Budget expectations from ERM leaders for 2019, however, show a stark departure from previous norms, with the average expected increase jumping to 16 percent. Flat team sizes and increasing budgets suggest that the higher spending is funding better technology to an extent, but also higher salaries, as salaries are still the single-biggest drain on ERM budgets.
In monetary terms, the median ERM budget was around $500,000 in 2017 and 2018, but is expected to rise to around $590,000 in 2019.
It’s interesting to note that skeptical attitudes to governance, risk and compliance (GRC) tools remain, with 26 percent of respondents saying they have no tool in place and have no plans to change that situation soon. A further 19 percent have no tool in place, but are evaluating vendors. So, in total, considerably more than one-third of respondents have no GRC tool. Furthermore, sentiment among those who do is far from uniformly positive, given the average Net Promoter Score of just 5.5/10 from ERM users.
Looking more specifically at attitudes toward data analytics investments, a different picture emerges. Although just 7 percent of respondents use advanced analytics technology as a routine part of daily operations, a further 71 percent use it on a case-by-case basis or plan to adopt it in some form soon. Moreover, 94 percent of adopters agree that data analytics has “significantly enhanced the value that ERM adds to the organization.”
This sentiment further confirms the hypothesis that budget increases are likely to be spent on technologies pertaining to analytics and on hiring people with the right skills (or training people without them).
The survey responses also show that the ERM function still has a long way to go to complete its integration into key business activities. In 2013, more than half of ERM leaders said their team did not participate at all in corporate budgeting; that proportion has not changed significantly since.
We see a very similar lack of progress when looking at ERM’s role in capital allocation decisions. The rate of ERM participation in publicly disclosing risk remains high, at 72 percent, but it also has not changed significantly in the last five years.

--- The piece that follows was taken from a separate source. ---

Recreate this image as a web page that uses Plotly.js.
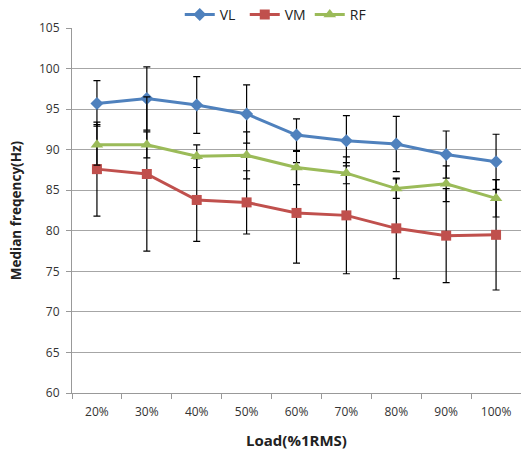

Even in terms of integration with other assurance functions, there is work to be done; fewer than half the respondents (44 percent) reported that their ERM function has an established process for sharing risk and control information with other assurance groups. Just 11 percent of respondents said their ERM team worked consistently with other risk control groups to provide holistic risk reporting.
With digital and technological disruption expanding the risk landscape and increasing the velocity of business, this lack of integration poses a risk in itself. In the current scenario, it’s at least plausible that important risks are slipping through the cracks between assurance functions and are therefore not being managed effectively.